Many rural areas in the United States still lack access to basic running water, according to a report by the U.S. Water Alliance. (Adobe Stock)
Many rural areas in the United States still lack access to basic running water, according to a report by the U.S. Water Alliance. (Adobe Stock)
December 10, 2019

FRANKFORT, Ky. — Some communities are being left behind when it comes to access to running water and indoor plumbing, including parts of rural Appalachia. That's according to a new report by the U.S. Water Alliance, which found more than 2 million people across the country lack these services.

George McGraw, founder and CEO of the water advocacy organization DigDeep, said the problem is more widespread than many people know.

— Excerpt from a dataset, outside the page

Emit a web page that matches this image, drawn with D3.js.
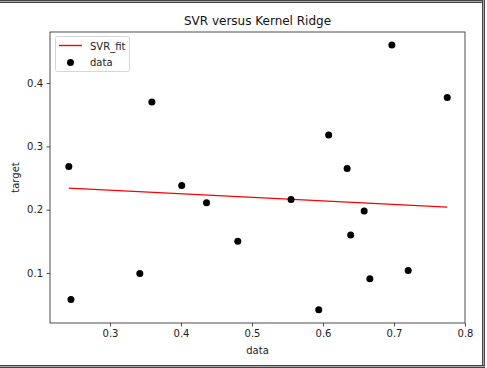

"Part of the reason we're advocating for this to be treated as an emergency or as a crisis is because the problem really is so big,” McGraw said. “We found that at least 2.2 million Americans still don't have running water and a flush toilet in 2019, and they're in every state. "

The report noted Kentucky has been a leader in regionalizing water systems, but said more could be done to pool resources among utilities to ensure all communities have access to clean running water.

McGraw said he recently spoke with one resident of McDowell County, West Virginia, who said her community has no choice but to rely on an outdated coal camp-era water system.

"Those systems which were already pretty rudimentary have really fallen apart,” he said. “A lot of people in her community don't have any running water anymore. Others have some running water from that system but it's intermittent, they get it a couple times a week, and they've been on a 7-year boil advisory."

He said his organization has been experimenting with off-the-grid distributed water systems in communities out west, which include delivering clean water by truck and installing temporary outdoor water tanks powered by solar panels to residents' homes. He said it's a temporary fix until a more permanent solution can be found.

"Our hope is to start an Appalachia water project where we gather communities together in Kentucky and in West Virginia, and we say, OK, talk to us about what you're facing and how we can support you,” McGraw said. “In some cases it might be this truck water program, in other cases I think it'll be advocating for federal and state government to invest in infrastructure."

The report also noted data collected by the federal government tends to underestimate the number of households without running water or sanitation, and said total federal spending for water and wastewater systems has shrunk from 63% in 1977 to just 9% today.